Yes, for both practical and substance reasons. A local bank account is usually required to pay local taxes and expenses, and it is a key indicator to tax authorities that the company is genuinely operating within the Netherlands.

Can a foreigner be the sole director of a Dutch holding company?

Yes, there are no nationality or residency requirements for directors in the Dutch Civil Code. However, to meet substance requirements for tax purposes, it is highly recommended that at least half of the directors reside in the Netherlands.

What is the corporate tax rate in the Netherlands?

As of 2024, the corporate income tax rate is 19% for profits up to €200,000 and 25.8% for profits exceeding that amount. Note that income qualifying for the Participation Exemption is effectively taxed at 0%.

When to Hire a Lawyer

Structuring a Dutch holding company involves navigating complex tax laws and international treaties.

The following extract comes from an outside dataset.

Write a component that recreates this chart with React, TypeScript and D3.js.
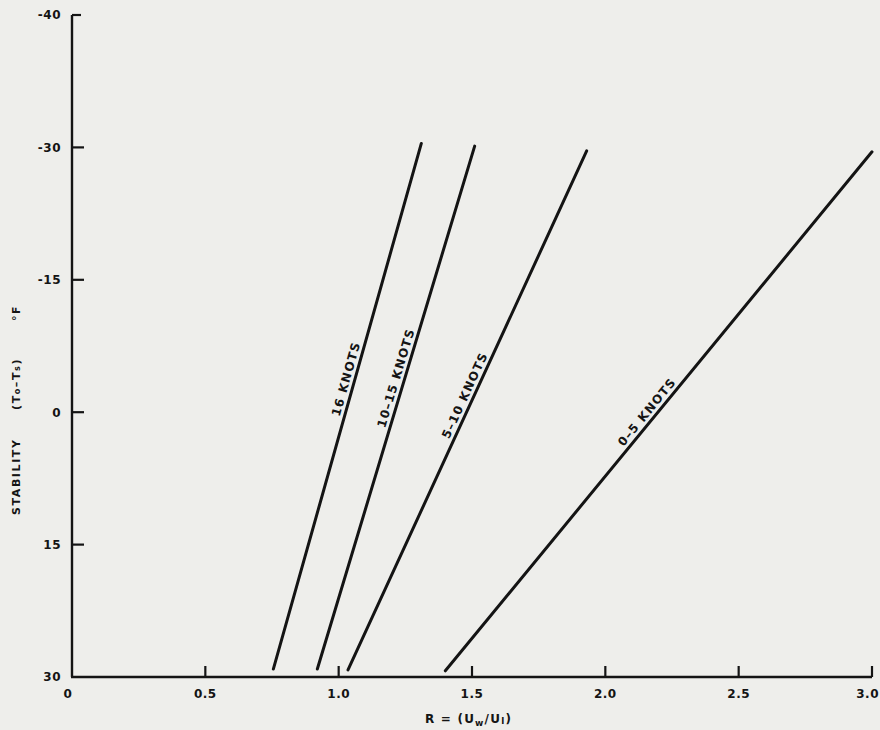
import * as d3 from "d3";

// stability (Ta - Ts) tick values, evenly spaced on the page although the steps differ
const stabilityTicks = [-40, -30, -15, 0, 15, 30];
const stabilityLabels = ["-40", "-30", "-15", "0", "15", "30"];
const ratioTicks = [0, 0.5, 1.0, 1.5, 2.0, 2.5, 3.0];
const ratioLabels = ["0", "0.5", "1.0", "1.5", "2.0", "2.5", "3.0"];

// one straight line per wind-speed band
const bandNames = ["16 KNOTS", "10\u201315 KNOTS", "5\u201310 KNOTS", "0\u20135 KNOTS"];
const ratioAtTop = [1.31, 1.51, 1.93, 3.0];
const stabilityAtTop = [-30.3, -30.1, -29.6, -29.5];
const ratioAtBottom = [0.755, 0.92, 1.035, 1.4];
const stabilityAtBottom = [29.1, 29.1, 29.2, 29.3];
const labelStability = [-3.5, -3.6, -1.5, 0.6];

const WIDTH = 880;
const HEIGHT = 730;
const FONT = "'DejaVu Sans', Verdana, sans-serif";
const INK = "#141414";

export default function App() {
  const x = d3.scaleLinear().domain([0, 3]).range([72, 872]);
  const yTop = 15;
  const yBottom = 677;
  const step = (yBottom - yTop) / (stabilityTicks.length - 1);
  const y = d3
    .scaleLinear()
    .domain(stabilityTicks)
    .range(stabilityTicks.map((_, i) => yTop + i * step));

  const line = d3
    .line<[number, number]>()
    .x((d) => x(d[0]))
    .y((d) => y(d[1]));

  const bands = bandNames.map((name, i) => {
    const pts: [number, number][] = [
      [ratioAtBottom[i], stabilityAtBottom[i]],
      [ratioAtTop[i], stabilityAtTop[i]],
    ];
    const x0 = x(pts[0][0]);
    const y0 = y(pts[0][1]);
    const x1 = x(pts[1][0]);
    const y1 = y(pts[1][1]);
    const t = (y(labelStability[i]) - y0) / (y1 - y0);
    const lx = x0 + t * (x1 - x0);
    const ly = y0 + t * (y1 - y0);
    const angle = (Math.atan2(y1 - y0, x1 - x0) * 180) / Math.PI;
    return { name, d: line(pts) || undefined, lx, ly, angle };
  });

  return (
    <svg
      width={WIDTH}
      height={HEIGHT}
      style={{ position: "absolute", left: 0, top: 0, background: "#eeeeeb" }}
      fontFamily={FONT}
      fill={INK}
    >
      {/* axes */}
      <line x1={x(0)} x2={x(0)} y1={yTop} y2={yBottom} stroke={INK} strokeWidth={2.4} />
      <line x1={x(0) - 1} x2={x(3)} y1={yBottom} y2={yBottom} stroke={INK} strokeWidth={2.4} />
      <line x1={x(0)} x2={x(0) + 9} y1={yTop} y2={yTop} stroke={INK} strokeWidth={2.2} />

      {stabilityTicks.slice(1, -1).map((v) => (
        <line key={v} x1={x(0)} x2={x(0) + 12} y1={y(v)} y2={y(v)} stroke={INK} strokeWidth={2.2} />
      ))}
      {ratioTicks.slice(1).map((v) => (
        <line key={v} x1={x(v)} x2={x(v)} y1={yBottom} y2={yBottom - 11} stroke={INK} strokeWidth={2.2} />
      ))}

      {stabilityTicks.map((v, i) => (
        <text
          key={v}
          x={61}
          y={y(v)}
          dy="0.36em"
          textAnchor="end"
          fontSize={12}
          fontWeight="bold"
          letterSpacing={0.5}
        >
          {stabilityLabels[i]}
        </text>
      ))}
      {ratioTicks.map((v, i) => {
        const last = i === ratioTicks.length - 1;
        return (
          <text
            key={v}
            x={last ? 879 : x(v) - (i === 0 ? 4 : 0)}
            y={698}
            textAnchor={last ? "end" : "middle"}
            fontSize={12}
            fontWeight="bold"
            letterSpacing={0.5}
          >
            {ratioLabels[i]}
          </text>
        );
      })}

      {/* y title */}
      <g transform="translate(20,0) rotate(-90)" fontSize={11} fontWeight="bold" letterSpacing={1.6}>
        <text x={-515}>STABILITY</text>
        <text x={-410}>
          (T<tspan fontSize={8}>o</tspan>
          {"\u2013T"}
          <tspan fontSize={8}>s</tspan>)
        </text>
        <text x={-321}>{"\u00b0F"}</text>
      </g>

      {/* x title */}
      <text x={425} y={723} fontSize={12} fontWeight="bold" letterSpacing={1.2}>
        {"R = (U"}
        <tspan fontSize={9} dy={3}>w</tspan>
        <tspan dy={-3}>/U</tspan>
        <tspan fontSize={9} dy={1}>l</tspan>
        <tspan dy={-1}>)</tspan>
      </text>

      {/* wind-speed lines */}
      {bands.map((b) => (
        <g key={b.name}>
          <path d={b.d} stroke={INK} strokeWidth={3} fill="none" strokeLinecap="round" />
          <text
            transform={`translate(${b.lx},${b.ly}) rotate(${b.angle})`}
            dy={-4.5}
            textAnchor="middle"
            fontSize={12}
            fontWeight="bold"
            letterSpacing={1.2}
          >
            {b.name}
          </text>
        </g>
      ))}
    </svg>
  );
}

You should consult a Dutch corporate lawyer if:

  • You are planning a cross-border merger or acquisition involving multiple jurisdictions.
  • You need to draft a bespoke Shareholders' Agreement (SHA) to manage relationships between international partners.
  • You are unsure if your subsidiary structure qualifies for the Participation Exemption.
  • You need assistance navigating the "substance" requirements to ensure your tax treaty benefits are protected.
  • You are dealing with a dispute that may require invoking a Bilateral Investment Treaty.

Next Steps

  1. Define Your Objectives: Determine if your primary goal is tax consolidation, asset protection, or preparing for an exit.
  2. Select a Notary: In the Netherlands, only a civil law notary can incorporate a BV. They will perform mandatory identity and background checks.
  3. Draft the Articles of Association: Work with legal counsel to ensure the governing documents of your BV reflect your governance needs.
  4. Fulfill Substance Requirements: Secure a physical office address and ensure your board composition meets Dutch tax standards.
  5. Register with the KVK: Once the notary signs the deed of incorporation, the company must be registered in the Commercial Register and the UBO register.